--- start Listed entries ---

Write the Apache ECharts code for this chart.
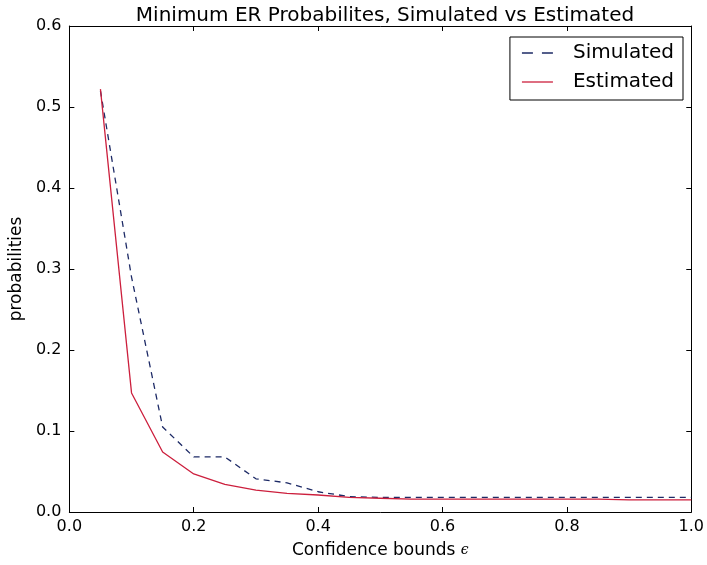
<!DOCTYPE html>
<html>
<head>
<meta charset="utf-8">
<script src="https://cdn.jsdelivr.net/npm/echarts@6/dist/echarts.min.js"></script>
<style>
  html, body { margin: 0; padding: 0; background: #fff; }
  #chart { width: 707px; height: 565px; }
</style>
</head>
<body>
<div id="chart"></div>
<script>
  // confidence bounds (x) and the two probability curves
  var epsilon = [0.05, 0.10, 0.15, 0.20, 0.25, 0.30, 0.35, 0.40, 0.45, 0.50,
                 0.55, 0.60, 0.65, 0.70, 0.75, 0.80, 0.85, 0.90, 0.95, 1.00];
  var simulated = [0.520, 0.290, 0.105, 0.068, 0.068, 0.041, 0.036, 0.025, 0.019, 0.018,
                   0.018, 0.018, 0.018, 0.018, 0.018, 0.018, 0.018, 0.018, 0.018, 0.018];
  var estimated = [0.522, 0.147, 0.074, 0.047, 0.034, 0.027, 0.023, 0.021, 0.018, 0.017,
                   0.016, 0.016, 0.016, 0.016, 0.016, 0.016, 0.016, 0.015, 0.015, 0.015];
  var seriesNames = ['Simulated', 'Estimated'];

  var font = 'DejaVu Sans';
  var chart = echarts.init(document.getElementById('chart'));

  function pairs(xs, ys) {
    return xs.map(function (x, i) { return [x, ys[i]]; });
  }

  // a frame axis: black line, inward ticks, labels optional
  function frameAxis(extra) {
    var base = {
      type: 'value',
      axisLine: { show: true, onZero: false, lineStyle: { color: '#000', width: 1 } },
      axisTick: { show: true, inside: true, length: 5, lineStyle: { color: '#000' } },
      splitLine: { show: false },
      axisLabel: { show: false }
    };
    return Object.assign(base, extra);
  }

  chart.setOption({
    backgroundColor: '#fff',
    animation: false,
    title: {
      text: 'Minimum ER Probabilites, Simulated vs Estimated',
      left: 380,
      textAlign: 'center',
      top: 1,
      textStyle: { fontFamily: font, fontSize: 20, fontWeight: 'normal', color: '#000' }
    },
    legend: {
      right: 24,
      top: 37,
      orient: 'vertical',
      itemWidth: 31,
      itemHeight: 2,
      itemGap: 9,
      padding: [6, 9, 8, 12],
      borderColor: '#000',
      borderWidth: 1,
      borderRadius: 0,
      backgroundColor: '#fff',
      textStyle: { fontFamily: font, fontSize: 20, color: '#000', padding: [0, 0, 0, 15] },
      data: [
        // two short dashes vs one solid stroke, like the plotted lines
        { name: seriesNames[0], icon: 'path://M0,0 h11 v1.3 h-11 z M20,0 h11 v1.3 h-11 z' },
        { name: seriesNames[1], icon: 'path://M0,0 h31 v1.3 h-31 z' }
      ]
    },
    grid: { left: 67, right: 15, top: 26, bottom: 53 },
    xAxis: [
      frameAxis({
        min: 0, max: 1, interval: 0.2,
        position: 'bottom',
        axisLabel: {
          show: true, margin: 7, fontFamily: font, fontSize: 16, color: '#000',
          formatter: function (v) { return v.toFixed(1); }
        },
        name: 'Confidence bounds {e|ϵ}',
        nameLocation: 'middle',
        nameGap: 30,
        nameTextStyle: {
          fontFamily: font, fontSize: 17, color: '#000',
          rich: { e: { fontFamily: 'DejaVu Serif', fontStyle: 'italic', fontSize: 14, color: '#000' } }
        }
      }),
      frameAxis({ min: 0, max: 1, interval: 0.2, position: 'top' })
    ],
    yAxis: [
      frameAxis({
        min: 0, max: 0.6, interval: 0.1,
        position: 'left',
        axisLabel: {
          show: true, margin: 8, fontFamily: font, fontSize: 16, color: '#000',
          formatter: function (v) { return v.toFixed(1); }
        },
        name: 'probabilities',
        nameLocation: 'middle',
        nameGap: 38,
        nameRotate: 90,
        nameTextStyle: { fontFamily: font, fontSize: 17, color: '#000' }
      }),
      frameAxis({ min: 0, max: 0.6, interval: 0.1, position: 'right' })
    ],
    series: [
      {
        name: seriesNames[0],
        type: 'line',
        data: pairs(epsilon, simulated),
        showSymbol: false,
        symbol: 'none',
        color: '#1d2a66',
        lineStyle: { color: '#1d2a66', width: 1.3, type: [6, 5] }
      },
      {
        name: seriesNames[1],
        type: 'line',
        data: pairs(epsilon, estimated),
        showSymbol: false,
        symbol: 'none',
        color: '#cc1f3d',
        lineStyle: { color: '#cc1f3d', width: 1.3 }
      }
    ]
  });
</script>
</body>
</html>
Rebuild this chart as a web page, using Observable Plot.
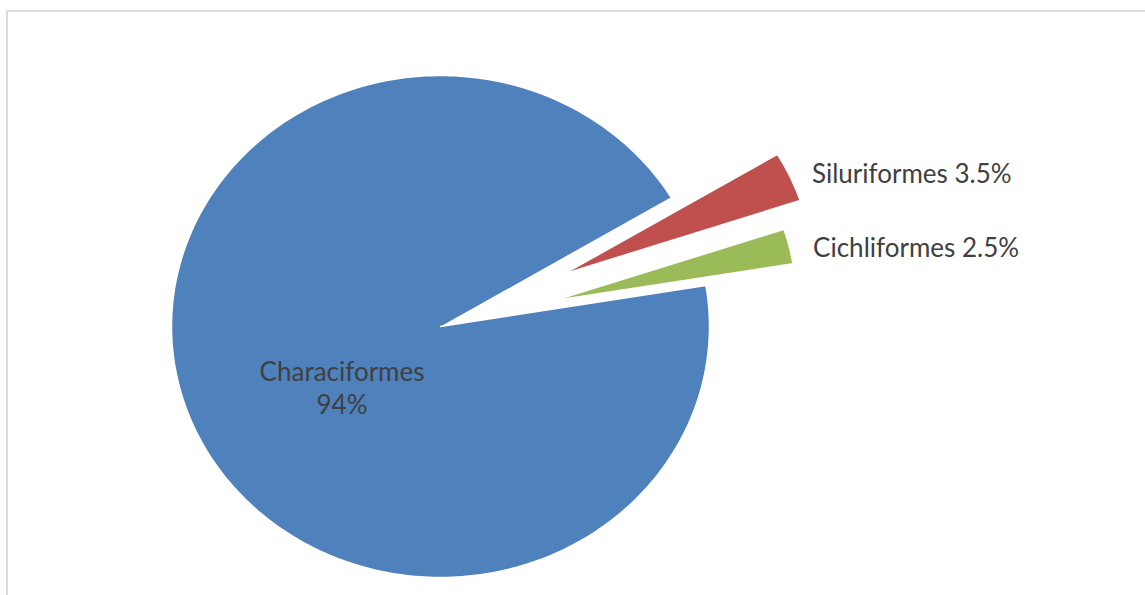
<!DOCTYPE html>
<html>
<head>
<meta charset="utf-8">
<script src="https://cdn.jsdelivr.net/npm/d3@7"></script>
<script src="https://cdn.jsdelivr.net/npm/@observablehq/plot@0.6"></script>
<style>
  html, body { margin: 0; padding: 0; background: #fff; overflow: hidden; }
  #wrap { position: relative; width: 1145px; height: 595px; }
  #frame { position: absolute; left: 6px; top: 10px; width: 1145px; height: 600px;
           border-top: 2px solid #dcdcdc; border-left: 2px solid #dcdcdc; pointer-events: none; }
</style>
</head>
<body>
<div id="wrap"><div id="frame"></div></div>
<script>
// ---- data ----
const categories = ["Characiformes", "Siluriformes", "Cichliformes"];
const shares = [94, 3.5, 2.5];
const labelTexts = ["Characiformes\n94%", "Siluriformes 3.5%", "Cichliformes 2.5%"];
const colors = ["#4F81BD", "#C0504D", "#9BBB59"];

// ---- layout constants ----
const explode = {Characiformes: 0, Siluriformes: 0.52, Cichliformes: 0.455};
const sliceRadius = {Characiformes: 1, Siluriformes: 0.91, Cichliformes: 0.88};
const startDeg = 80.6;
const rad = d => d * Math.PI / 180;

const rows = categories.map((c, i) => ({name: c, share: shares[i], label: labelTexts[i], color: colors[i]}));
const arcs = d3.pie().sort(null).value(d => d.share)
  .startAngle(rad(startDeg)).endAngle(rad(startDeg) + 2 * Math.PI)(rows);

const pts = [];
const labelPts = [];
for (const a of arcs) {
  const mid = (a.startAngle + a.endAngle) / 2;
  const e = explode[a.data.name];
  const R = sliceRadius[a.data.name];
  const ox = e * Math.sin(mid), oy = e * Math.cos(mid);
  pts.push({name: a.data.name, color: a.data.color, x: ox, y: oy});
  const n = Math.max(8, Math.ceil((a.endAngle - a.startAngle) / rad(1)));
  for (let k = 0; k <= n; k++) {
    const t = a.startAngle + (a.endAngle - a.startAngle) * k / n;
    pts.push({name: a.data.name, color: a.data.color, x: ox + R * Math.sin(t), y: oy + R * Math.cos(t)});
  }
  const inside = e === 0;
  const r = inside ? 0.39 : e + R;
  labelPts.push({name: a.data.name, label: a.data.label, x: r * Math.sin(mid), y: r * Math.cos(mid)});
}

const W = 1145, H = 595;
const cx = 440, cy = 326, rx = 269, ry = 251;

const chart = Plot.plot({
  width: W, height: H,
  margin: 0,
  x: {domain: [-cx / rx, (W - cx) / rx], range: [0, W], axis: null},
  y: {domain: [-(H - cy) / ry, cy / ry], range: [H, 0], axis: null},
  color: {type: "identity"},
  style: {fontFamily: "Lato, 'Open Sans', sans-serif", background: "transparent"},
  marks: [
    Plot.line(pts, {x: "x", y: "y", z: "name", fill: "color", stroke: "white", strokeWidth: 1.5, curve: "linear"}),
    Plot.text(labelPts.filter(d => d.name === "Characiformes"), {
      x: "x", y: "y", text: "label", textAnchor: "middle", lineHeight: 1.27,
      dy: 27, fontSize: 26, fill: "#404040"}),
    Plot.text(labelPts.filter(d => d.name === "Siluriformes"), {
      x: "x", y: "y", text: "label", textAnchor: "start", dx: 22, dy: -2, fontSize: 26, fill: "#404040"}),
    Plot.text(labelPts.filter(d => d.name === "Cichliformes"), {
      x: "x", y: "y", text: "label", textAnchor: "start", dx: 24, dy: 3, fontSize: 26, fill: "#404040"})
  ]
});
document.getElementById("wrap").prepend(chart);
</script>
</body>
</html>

--- end Listed entries ---

Output word for word the lines running from the one containing "Rebuild this chart" to the one containing "2 * Math.PI)(rows);", both included, leaving out the pictures.

Response to the exercise –
Rebuild this chart as a web page, using Observable Plot.
<!DOCTYPE html>
<html>
<head>
<meta charset="utf-8">
<script src="https://cdn.jsdelivr.net/npm/d3@7"></script>
<script src="https://cdn.jsdelivr.net/npm/@observablehq/plot@0.6"></script>
<style>
  html, body { margin: 0; padding: 0; background: #fff; overflow: hidden; }
  #wrap { position: relative; width: 1145px; height: 595px; }
  #frame { position: absolute; left: 6px; top: 10px; width: 1145px; height: 600px;
           border-top: 2px solid #dcdcdc; border-left: 2px solid #dcdcdc; pointer-events: none; }
</style>
</head>
<body>
<div id="wrap"><div id="frame"></div></div>
<script>
// ---- data ----
const categories = ["Characiformes", "Siluriformes", "Cichliformes"];
const shares = [94, 3.5, 2.5];
const labelTexts = ["Characiformes\n94%", "Siluriformes 3.5%", "Cichliformes 2.5%"];
const colors = ["#4F81BD", "#C0504D", "#9BBB59"];

// ---- layout constants ----
const explode = {Characiformes: 0, Siluriformes: 0.52, Cichliformes: 0.455};
const sliceRadius = {Characiformes: 1, Siluriformes: 0.91, Cichliformes: 0.88};
const startDeg = 80.6;
const rad = d => d * Math.PI / 180;

const rows = categories.map((c, i) => ({name: c, share: shares[i], label: labelTexts[i], color: colors[i]}));
const arcs = d3.pie().sort(null).value(d => d.share)
  .startAngle(rad(startDeg)).endAngle(rad(startDeg) + 2 * Math.PI)(rows);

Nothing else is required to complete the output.